「逆演算」、時間を遡って考える

2006/05/17 津曲 公二

プロジェクトの計画策定段階で、ネットワーク作成は必須の作業であり、関係者におけるプロジェクトの理解共有やタスクのヌケモレ防止に効果的と、本欄でも何回か述べてきた。ネットワークを作成せずにいきなりスケジュールを作成する(線表を引く)ことはきわめてリスクの大きいやり方である。経験の少ない、不確実性の高いプロジェクトにおいては、依存関係の構築・確認が欠かせないからである。相当の「達人」であっても、スケジュール表から、依存関係のヌケモレによるタスクの見落としを発見することは難しい。クリティカルチェーンPM(CCPM)では、ネットワーク作成を重視しておりここで手を抜かないことがプロジェクトの成功に大きく寄与する。そしてそのやり方は最終の成果物から遡ってどのようなタスクが必要かを考えていく。
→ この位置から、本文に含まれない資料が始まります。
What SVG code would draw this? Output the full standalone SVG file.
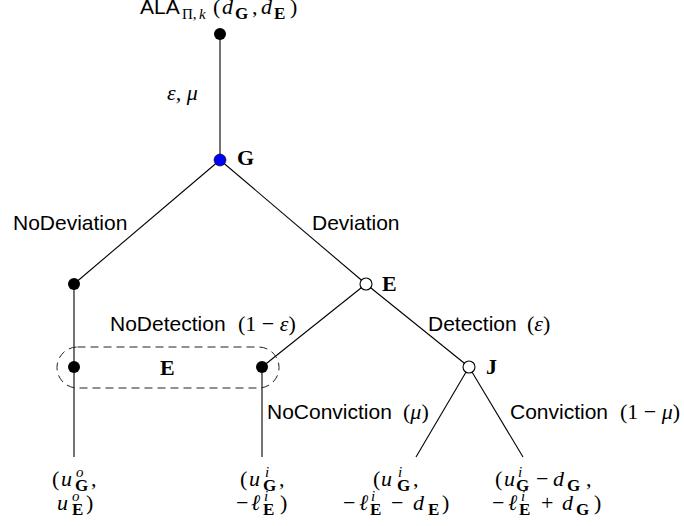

このやり方そのものは別にCCPM独自の発明ではない(我々は、独自にこういうやり方をされているところを現場で何回か拝見している)。しかし、CCPMのようにこれを計画策定の手順としてとくに重視・強調するやり方は今のところないようである。

「失敗学」を提唱された畑村洋太郎氏の近著を読むと、同じようなやり方が「逆演算の思考」として紹介されている(畑村式「わかる」技術、講談社現代新書、2005年)。ここで畑村氏は次のように書いておられる。…定められた定式やシナリオどおりにものを考えて解を出すのが「順演算」の思考。これとは正反対の思考パターンで、いまの事象や起こりうる事象から逆に原因や事象に至る脈絡を探っていく…。

この逆演算というやり方は、CCPMのネットワーク作成で、時間を遡って最終成果物からタスクを考えていくやり方と同様である。畑村氏は、順演算だけだとどうしても考えには抜けがある、逆演算を合わせることで考えの抜けを補う、とされている。プロジェクトの計画段階でも必須のやり方であるが、それに限らず、普遍的なやり方であることがわかる。